Para o deputado federal pernambucano Tadeu Alencar, líder do Partido Socialista Brasileiro (PSB) na Câmara dos Deputados, a norma dificulta ainda mais questões historicamente problemáticas e “pode redundar em inviabilização” de projetos de alguns produtores. “Deixar a cargo do setor criativo a garantia de 80% dos recursos necessários para compor o orçamento da produção, quando essa participação era de 20%, como determina o governo nessa Instrução Normativa, é um atentado à cultura nacional”, declara.
Atualmente, Tadeu Alencar preside a Frente Parlamentar Mista Em Defesa do Cinema e do Audiovisual Brasileiros, que conta com a participação de 270 deputados e senadores, incluindo os presidentes das duas casas, deputado federal Rodrigo Maia e senador Davi Alcolumbre. “A Frente Parlamentar em Defesa do Audiovisual nasceu de uma ampla mobilização do setor e ganhou no parlamento o seu cenário natural para iniciar esse bom combate que é lutar contra ações daninhas do governo federal, como é o caso dessa Instrução Normativa de que, agora, estamos falando”, explica.
Para o cineasta e realizador pernambucano Marcelo Pedroso, qualquer país que tenha um desejo de construir uma produção audiovisual própria, precisa implementar políticas públicas para o cinema. “Não tem como fazer face à enorme indústria norte-americana se não houver incentivo público. É assim na Europa, na Ásia, na África, na América Latina. A política que a gente vinha construindo nos últimos anos era de tentar reverter esse quadro, democratizar o acesso à produção e aos recursos. Essa política resulta em filmes que têm um potencial de criticidade, de deslocamento da compreensão do mundo que, obviamente, não estão no interesse de Bolsonaro”, pontua o cineasta.

Ataques
Desde que assumiu o poder executivo, foram várias as intervenções de Jair Bolsonaro na política de audiovisual brasileira. Só este ano, medidas como extinção do Ministério da Cultura, o não aporte aos recursos do fundo setorial do audiovisual e a não nomeação do seu conselho gestor, alterações no conselho superior do cinema com a diminuição da participação da sociedade civil, além de casos considerados como censura a obras e projetos por motivos de caráter ideológico, são exemplos de ações criticadas por artistas, produtores e defensores do cinema nacional.

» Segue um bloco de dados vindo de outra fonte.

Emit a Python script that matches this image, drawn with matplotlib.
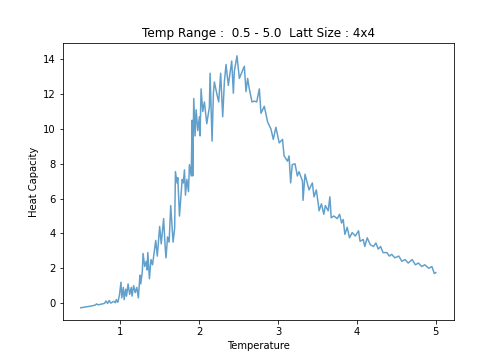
import matplotlib
matplotlib.use("Agg")
import matplotlib.pyplot as plt

# temperatures and heat capacity values
temps = [0.50, 0.56, 0.62, 0.68, 0.70, 0.72, 0.76, 0.80, 0.82, 0.84, 0.86, 0.88, 0.90, 0.92, 0.94,
         0.95, 0.97, 0.99, 1.01, 1.02, 1.04, 1.05, 1.07, 1.08, 1.10, 1.12, 1.14, 1.15, 1.17, 1.19,
         1.21, 1.23, 1.25, 1.26, 1.28, 1.29, 1.31, 1.33, 1.34, 1.35, 1.37, 1.39, 1.41, 1.43, 1.45,
         1.47, 1.50, 1.52, 1.55, 1.57, 1.58, 1.60, 1.62, 1.64, 1.65, 1.67, 1.69, 1.70, 1.72, 1.73,
         1.751, 1.785, 1.80, 1.814, 1.827, 1.845, 1.865, 1.877, 1.90, 1.911, 1.919, 1.932, 1.949,
         1.962, 1.983, 2.004, 2.012, 2.025, 2.046, 2.067, 2.097, 2.13, 2.139, 2.164, 2.181, 2.193,
         2.223, 2.248, 2.273, 2.299, 2.32, 2.341, 2.37, 2.413, 2.434, 2.446, 2.48, 2.51, 2.573,
         2.594, 2.615, 2.636, 2.67, 2.70, 2.73, 2.763, 2.784, 2.826, 2.868, 2.91, 2.94, 2.973,
         3.015, 3.057, 3.077, 3.12, 3.14, 3.16, 3.18, 3.215, 3.245, 3.266, 3.31, 3.317, 3.342,
         3.393, 3.435, 3.456, 3.485, 3.51, 3.52, 3.55, 3.58, 3.60, 3.636, 3.657, 3.674, 3.708,
         3.75, 3.78, 3.805, 3.826, 3.847, 3.876, 3.906, 3.94, 3.98, 4.02, 4.04, 4.08, 4.10, 4.13,
         4.17, 4.21, 4.24, 4.27, 4.30, 4.33, 4.38, 4.41, 4.44, 4.48, 4.53, 4.57, 4.61, 4.65, 4.70,
         4.74, 4.78, 4.82, 4.86, 4.91, 4.95, 4.98, 5.00]
heat_cap = [-0.27, -0.22, -0.18, -0.12, -0.05, -0.10, -0.06, -0.02, 0.12, -0.02, 0.15, 0.0, 0.05, 0.10, 0.02,
            0.20, 0.05, 0.45, 1.2, 0.3, 0.9, 0.2, 0.8, 0.4, 1.1, 0.5, 0.9, 0.4, 1.0, 0.6,
            0.9, 0.3, 1.6, 1.1, 1.8, 2.85, 2.1, 2.4, 1.9, 2.9, 1.4, 2.5, 2.2, 2.9, 3.6,
            2.7, 4.4, 3.4, 4.85, 3.2, 2.6, 3.8, 3.5, 5.6, 4.9, 3.5, 4.3, 7.55, 6.9, 7.2,
            5.0, 7.1, 6.9, 7.65, 6.2, 7.1, 6.4, 7.95, 7.3, 10.5, 7.3, 11.75, 9.6,
            11.1, 9.9, 10.7, 9.6, 12.3, 11.0, 11.55, 10.3, 11.25, 13.2, 9.3, 12.05, 12.7,
            12.05, 11.55, 13.2, 10.7, 12.7, 13.7, 12.5, 13.9, 12.05, 13.3, 14.2, 12.9, 13.6,
            12.15, 12.9, 12.3, 11.55, 11.6, 11.55, 12.3, 10.9, 11.3, 10.4, 10.0, 9.4, 10.1,
            9.2, 9.4, 8.45, 8.15, 8.45, 6.9, 7.95, 8.0, 7.3, 7.55, 7.0, 5.9, 7.4,
            6.5, 6.9, 6.1, 6.5, 5.7, 5.3, 5.7, 5.1, 5.6, 5.3, 6.1, 4.9, 5.0,
            4.85, 5.1, 4.6, 4.8, 3.95, 4.35, 3.75, 4.05, 3.85, 4.15, 3.55, 3.65, 3.25, 3.75,
            3.35, 3.25, 3.45, 3.1, 3.25, 2.9, 2.9, 2.7, 2.8, 2.6, 2.7, 2.4, 2.5, 2.3, 2.5,
            2.2, 2.3, 2.1, 2.2, 2.0, 2.1, 1.7, 1.75]

fig = plt.figure(figsize=(7, 5), dpi=72)
plt.plot(temps, heat_cap, alpha=0.7)
plt.title("Temp Range :  0.5 - 5.0  Latt Size : 4x4")
plt.xlabel("Temperature")
plt.ylabel("Heat Capacity")
plt.savefig("out.png", dpi=72)
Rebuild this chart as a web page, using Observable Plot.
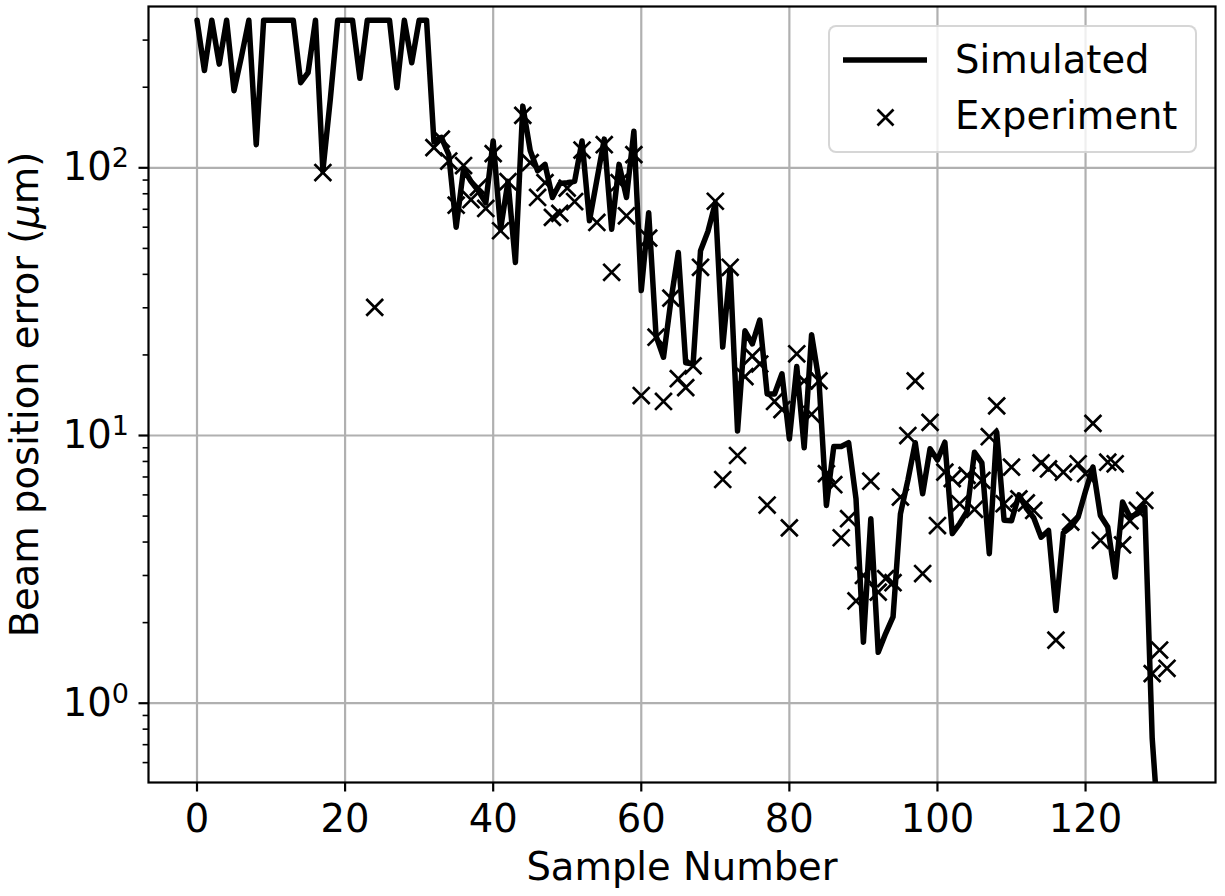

Marcelo Pedroso declara que a postura ofensiva de Bolsonaro contra o cinema nacional não surpreende, porque, antes mesmo da campanha eleitoral de 2018, quando ainda era deputado, o atual presidente já se posicionava contra a cultura, a arte e a liberdade de expressão. “Claro que é lamentável, totalmente condenável, mas é algo que diz muito sobre Bolsonaro e seu projeto político, assim como sobre o cinema e o projeto que estamos construindo. O cinema brasileiro é muito plural. Para nós, quando Bolsonaro elege o cinema como um dos inimigos a serem atacados, é o sinal de que essa diversidade e pluralidade que nosso cinema oferece é o caminho que a gente tem que fortalecer e consolidar”, declara o cineasta.
Na opinião de Tadeu Alencar, o governo Bolsonaro demonstra “falta de sintonia com a democracia e com setores que, historicamente, tenham por norte, a liberdade de expressão e o combate a qualquer forma de autoritarismo”. “Um governo que corta recursos, que pratica a censura, que fragiliza a Ancine, que diminui a participação no Conselho Superior de Cinema, que estimula a autocensura, a delação e a perseguição de quem pensa diferente dele. A sua política para o setor de audiovisual, se é que podemos chamar propriamente de uma política, é a de terra arrasada, eliminar qualquer tipo de produção crítica. É contra esse arremedo de país estranho e preconceituoso que a Frente luta”, frisa o deputado.